# [GIVEN INFORMATION]
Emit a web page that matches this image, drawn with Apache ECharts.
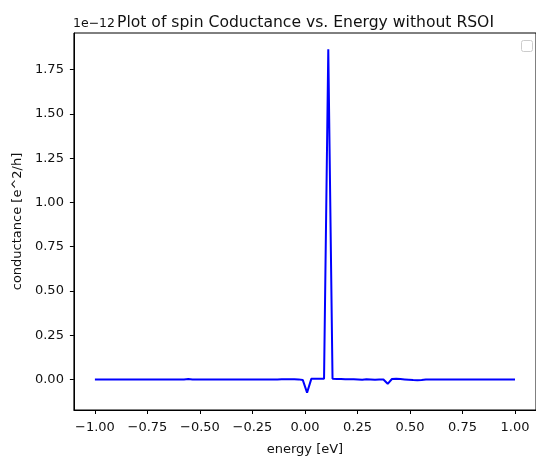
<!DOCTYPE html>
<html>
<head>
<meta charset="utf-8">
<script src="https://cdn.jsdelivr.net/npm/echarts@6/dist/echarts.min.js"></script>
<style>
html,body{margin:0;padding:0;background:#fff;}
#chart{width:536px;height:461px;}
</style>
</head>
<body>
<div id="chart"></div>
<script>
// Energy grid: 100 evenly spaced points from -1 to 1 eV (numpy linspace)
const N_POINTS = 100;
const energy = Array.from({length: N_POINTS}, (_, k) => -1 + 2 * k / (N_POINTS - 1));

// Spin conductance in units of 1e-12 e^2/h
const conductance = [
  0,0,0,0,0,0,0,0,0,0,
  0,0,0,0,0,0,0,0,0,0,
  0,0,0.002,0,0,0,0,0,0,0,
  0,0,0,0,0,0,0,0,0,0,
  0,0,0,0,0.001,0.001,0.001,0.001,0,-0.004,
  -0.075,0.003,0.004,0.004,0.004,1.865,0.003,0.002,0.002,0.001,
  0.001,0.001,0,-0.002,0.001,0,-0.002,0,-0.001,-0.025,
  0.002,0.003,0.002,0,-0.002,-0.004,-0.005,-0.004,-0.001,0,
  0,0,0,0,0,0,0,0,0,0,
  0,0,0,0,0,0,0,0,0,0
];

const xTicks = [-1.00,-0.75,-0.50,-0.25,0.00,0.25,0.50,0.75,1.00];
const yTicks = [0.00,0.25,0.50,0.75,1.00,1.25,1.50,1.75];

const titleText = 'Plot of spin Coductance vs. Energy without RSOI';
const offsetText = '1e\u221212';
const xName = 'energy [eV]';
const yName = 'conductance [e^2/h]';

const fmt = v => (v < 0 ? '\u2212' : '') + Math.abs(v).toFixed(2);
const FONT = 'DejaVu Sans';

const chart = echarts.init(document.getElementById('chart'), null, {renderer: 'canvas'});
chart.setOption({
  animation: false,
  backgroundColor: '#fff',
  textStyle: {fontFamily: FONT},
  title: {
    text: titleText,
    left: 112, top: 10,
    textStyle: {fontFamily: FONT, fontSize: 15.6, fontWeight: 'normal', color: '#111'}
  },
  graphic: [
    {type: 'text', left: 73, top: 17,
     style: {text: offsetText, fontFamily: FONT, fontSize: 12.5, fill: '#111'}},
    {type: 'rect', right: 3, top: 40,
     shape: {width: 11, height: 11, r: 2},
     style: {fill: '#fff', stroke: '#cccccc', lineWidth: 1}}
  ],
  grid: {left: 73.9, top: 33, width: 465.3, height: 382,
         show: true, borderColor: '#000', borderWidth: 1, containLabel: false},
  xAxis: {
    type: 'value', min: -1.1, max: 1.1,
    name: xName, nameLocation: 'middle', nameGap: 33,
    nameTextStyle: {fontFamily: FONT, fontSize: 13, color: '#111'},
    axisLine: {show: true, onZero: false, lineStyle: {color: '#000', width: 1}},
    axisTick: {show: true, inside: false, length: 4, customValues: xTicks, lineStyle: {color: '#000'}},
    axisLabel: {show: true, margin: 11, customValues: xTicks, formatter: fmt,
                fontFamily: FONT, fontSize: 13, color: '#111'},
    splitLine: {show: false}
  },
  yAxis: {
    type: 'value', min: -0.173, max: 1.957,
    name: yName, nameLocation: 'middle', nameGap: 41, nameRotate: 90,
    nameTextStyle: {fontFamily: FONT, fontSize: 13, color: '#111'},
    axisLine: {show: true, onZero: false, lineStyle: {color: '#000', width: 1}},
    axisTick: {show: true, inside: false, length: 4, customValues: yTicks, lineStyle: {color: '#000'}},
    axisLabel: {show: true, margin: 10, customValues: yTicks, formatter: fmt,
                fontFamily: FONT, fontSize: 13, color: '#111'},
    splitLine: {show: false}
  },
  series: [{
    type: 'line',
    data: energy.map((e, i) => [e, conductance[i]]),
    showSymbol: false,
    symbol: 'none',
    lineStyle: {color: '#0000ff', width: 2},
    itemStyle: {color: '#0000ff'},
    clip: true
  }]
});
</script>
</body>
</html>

# [WORK REQUIRED]
Reproduce all of the material exactly, apart from the pictures.

# [SOLUTION FOR THIS TASK]
Emit a web page that matches this image, drawn with Apache ECharts.
<!DOCTYPE html>
<html>
<head>
<meta charset="utf-8">
<script src="https://cdn.jsdelivr.net/npm/echarts@6/dist/echarts.min.js"></script>
<style>
html,body{margin:0;padding:0;background:#fff;}
#chart{width:536px;height:461px;}
</style>
</head>
<body>
<div id="chart"></div>
<script>
// Energy grid: 100 evenly spaced points from -1 to 1 eV (numpy linspace)
const N_POINTS = 100;
const energy = Array.from({length: N_POINTS}, (_, k) => -1 + 2 * k / (N_POINTS - 1));

// Spin conductance in units of 1e-12 e^2/h
const conductance = [
  0,0,0,0,0,0,0,0,0,0,
  0,0,0,0,0,0,0,0,0,0,
  0,0,0.002,0,0,0,0,0,0,0,
  0,0,0,0,0,0,0,0,0,0,
  0,0,0,0,0.001,0.001,0.001,0.001,0,-0.004,
  -0.075,0.003,0.004,0.004,0.004,1.865,0.003,0.002,0.002,0.001,
  0.001,0.001,0,-0.002,0.001,0,-0.002,0,-0.001,-0.025,
  0.002,0.003,0.002,0,-0.002,-0.004,-0.005,-0.004,-0.001,0,
  0,0,0,0,0,0,0,0,0,0,
  0,0,0,0,0,0,0,0,0,0
];

const xTicks = [-1.00,-0.75,-0.50,-0.25,0.00,0.25,0.50,0.75,1.00];
const yTicks = [0.00,0.25,0.50,0.75,1.00,1.25,1.50,1.75];

const titleText = 'Plot of spin Coductance vs. Energy without RSOI';
const offsetText = '1e\u221212';
const xName = 'energy [eV]';
const yName = 'conductance [e^2/h]';

const fmt = v => (v < 0 ? '\u2212' : '') + Math.abs(v).toFixed(2);
const FONT = 'DejaVu Sans';

const chart = echarts.init(document.getElementById('chart'), null, {renderer: 'canvas'});
chart.setOption({
  animation: false,
  backgroundColor: '#fff',
  textStyle: {fontFamily: FONT},
  title: {
    text: titleText,
    left: 112, top: 10,
    textStyle: {fontFamily: FONT, fontSize: 15.6, fontWeight: 'normal', color: '#111'}
  },
  graphic: [
    {type: 'text', left: 73, top: 17,
     style: {text: offsetText, fontFamily: FONT, fontSize: 12.5, fill: '#111'}},
    {type: 'rect', right: 3, top: 40,
     shape: {width: 11, height: 11, r: 2},
     style: {fill: '#fff', stroke: '#cccccc', lineWidth: 1}}
  ],
  grid: {left: 73.9, top: 33, width: 465.3, height: 382,
         show: true, borderColor: '#000', borderWidth: 1, containLabel: false},
  xAxis: {
    type: 'value', min: -1.1, max: 1.1,
    name: xName, nameLocation: 'middle', nameGap: 33,
    nameTextStyle: {fontFamily: FONT, fontSize: 13, color: '#111'},
    axisLine: {show: true, onZero: false, lineStyle: {color: '#000', width: 1}},
    axisTick: {show: true, inside: false, length: 4, customValues: xTicks, lineStyle: {color: '#000'}},
    axisLabel: {show: true, margin: 11, customValues: xTicks, formatter: fmt,
                fontFamily: FONT, fontSize: 13, color: '#111'},
    splitLine: {show: false}
  },
  yAxis: {
    type: 'value', min: -0.173, max: 1.957,
    name: yName, nameLocation: 'middle', nameGap: 41, nameRotate: 90,
    nameTextStyle: {fontFamily: FONT, fontSize: 13, color: '#111'},
    axisLine: {show: true, onZero: false, lineStyle: {color: '#000', width: 1}},
    axisTick: {show: true, inside: false, length: 4, customValues: yTicks, lineStyle: {color: '#000'}},
    axisLabel: {show: true, margin: 10, customValues: yTicks, formatter: fmt,
                fontFamily: FONT, fontSize: 13, color: '#111'},
    splitLine: {show: false}
  },
  series: [{
    type: 'line',
    data: energy.map((e, i) => [e, conductance[i]]),
    showSymbol: false,
    symbol: 'none',
    lineStyle: {color: '#0000ff', width: 2},
    itemStyle: {color: '#0000ff'},
    clip: true
  }]
});
</script>
</body>
</html>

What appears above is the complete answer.